What about us today? I want to close by telling the story of a modern-day woman, Autumn. Autumn was trapped.  Her daily reality consisted of selling her body on the streets to earn $300, the amount she needed to feed her heroin addiction.  She ended up in prison and it was there she met Jesus through caring people who visited the prisoners. Once Autumn got out of prison, she left her old life—for good.  It was exceedingly difficult, but one thing God showed her was that she had incredible worth in his eyes; a thought entirely at odds with how people in her past life had seen her.  This realization set her free from the bondage of her previous [and self-destructive] lifestyle and opened the door for her to see God had a bigger purpose for her.  In Autumn’s words, “Today if anyone were to ask me what I’m worth, I’d say I’m worth way more than $300 a day.  I now know that I’m priceless!”

Christmas is coming. Maybe we should take time to contemplate the main character of that first Christmas, the baby in the manger. We might ask, as the Samaritan woman asked, “Can this be the Christ?” If so, then there is the amazing, astonishing possibility of relationship with the living God—a relationship that can satisfy the deep longings of our heart for belonging, joy, forgiveness, and true satisfaction in this life and for eternity.

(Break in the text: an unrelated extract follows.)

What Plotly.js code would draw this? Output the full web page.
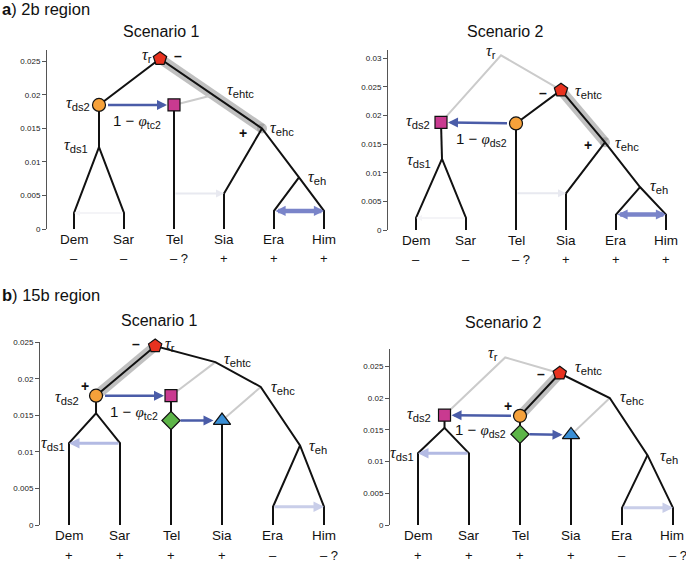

Prayer:  Your Word speaks of faith as a gift.  You opened the eyes of Hagar in the wilderness to see your provision of the well, revealed yourself to the Samaritan woman as the Messiah who gives living water, and to Autumn as a God who meets us in our darkest hour to bring us freedom and new life. Give us eyes to see more clearly what Christmas is all about, to perceive that which we could not see before.  Thank you for your many blessings to us and especially for your mercy, your grace, and your love.